RAID Provides Capacity And Performance
The product Rae decided would best meet Rainmaker's needs is the RIO 244 RAID controller from Chaparral with 144 GB disk drives. RIO is a controller that can be integrated with disk drives on the back end. The controller manages SAN (storage area network) functions on the front end, such as LUN (logical unit number) masking and host ID. The controller also has a built-in Windows Java interface for managing devices driven directly off the RIO. The solution Zentra created for Rainmaker contained 5 TB of capacity, which can be scaled higher with additional units and drives.

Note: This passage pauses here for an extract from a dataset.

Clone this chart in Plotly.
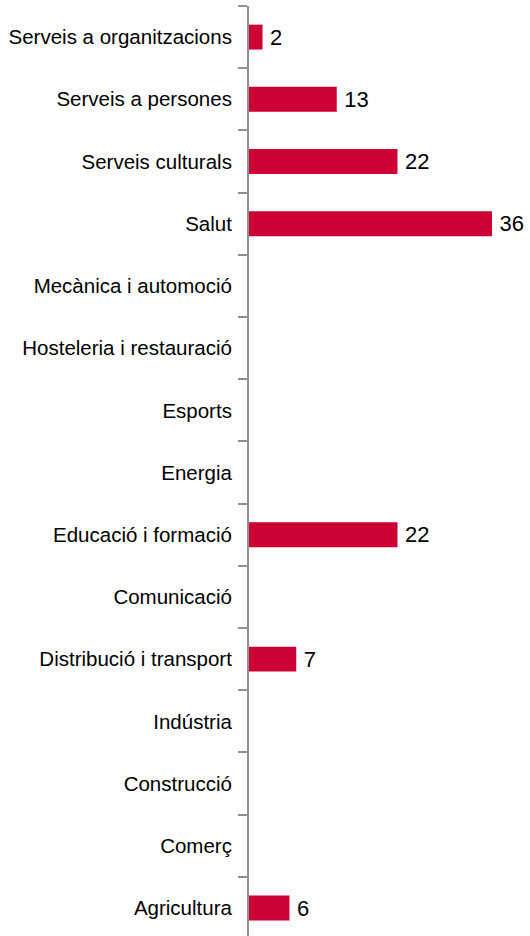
import plotly.graph_objects as go

categories = ["Serveis a organitzacions", "Serveis a persones", "Serveis culturals", "Salut",
              "Mecànica i automoció", "Hosteleria i restauració", "Esports", "Energia",
              "Educació i formació", "Comunicació", "Distribució i transport", "Indústria",
              "Construcció", "Comerç", "Agricultura"]
values = [2, 13, 22, 36, None, None, None, None, 22, None, 7, None, None, None, 6]
labels = ["" if v is None else "\u2009" + str(v) for v in values]

FONT = "Liberation Sans, Arial, sans-serif"

fig = go.Figure(go.Bar(
    y=categories, x=values, orientation="h",
    marker=dict(color="#CC0033", line=dict(width=0)),
    width=0.4,
    text=labels, textposition="outside", cliponaxis=False, constraintext="none",
    textfont=dict(size=22, color="#000000", family=FONT),
))

fig.update_layout(
    width=530, height=936,
    margin=dict(l=249, r=0, t=6, b=0),
    paper_bgcolor="white", plot_bgcolor="white",
    showlegend=False,
    font=dict(family=FONT, color="#000000"),
    xaxis=dict(range=[0, 281 / 6.75], visible=False, showgrid=False, zeroline=False),
    yaxis=dict(
        categoryorder="array", categoryarray=categories,
        range=[14.45, -0.5],
        showline=True, linecolor="#909090", linewidth=2,
        ticks="outside", tickson="boundaries", ticklen=9, tickcolor="#909090", tickwidth=2,
        tickfont=dict(size=20.5, color="#000000"),
        showgrid=False, zeroline=False, ticklabelstandoff=11,
    ),
)

fig.write_html("out.html", config={"displayModeBar": False},
               post_script="document.body.style.margin='0';document.body.style.overflow='hidden';")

RIO has multiple Fibre Channel buses for the back-end storage, enabling VARs to put 16 TB of storage on a single controller. If a customer needs more capacity, VARs can add more disk; if they need more performance, VARs can add more controllers and more disk. But the biggest selling point with the RIO is its speed. "The RIO is very fast," says Rae. "A RAID controller performs the mathematical calculations that ensure data can be restored if a drive is lost. The processors on the RIO controller that perform those calculations are efficient and extremely fast. On average, the RIO is two to three times faster than the typical controller on the market today in the same price range."

A Quick Install With Superior Performance
The entire project, from initial discussions to the final installation, was completed in four weeks. The installation was completed within 10 days after receipt of the order. "We had both Zentra's staff and engineers from Chaparral involved in the installation," says Rae. "The actual install itself took just two days and went very smoothly." The customer had been using storage from Ciprico and Metastor, but that storage could no longer meet the performance requirements of the company. The cost of the system was well within Rainmaker's budget.

The solution has met Rainmaker's performance requirements, and Rae believes the speed of RIO will allow his company to sell many more solutions to customers with applications requiring a high data transfer rate. Zentra manufactures a RAID solution called the Scorpion. Before they began using the RIO controller, the fastest version of Scorpion had a maximum sustained throughput of around 150 MB/s for writes and 250 MB/s for reads. With the RIO controller and sufficient drives to support it, the Scorpion can achieve throughputs of 350 to 400 MB/s for writes and up to 700 MB/s for reads.

"RIO is significantly faster than other controllers on the market, but it also costs a little more," says Rae. "RIO is three to four times faster, but it costs about 30% more. It is not the right controller for everyone, but it is the best solution for everyone that needs higher speeds."

The biggest problem Rae faced on the installation was a hiccup related to the software integration. "Rainmaker was running Explorer 5.0, and the communication platform on RIO (the control software used to configure and monitor the unit) was buggy with 5.0," says Rae. "We had the customer upgrade to Explorer version 5.5 and all of the problems went away." Chaparral has since retrofitted the firmware on RIO and the next version will be compatible with Explorer 5.0 as well.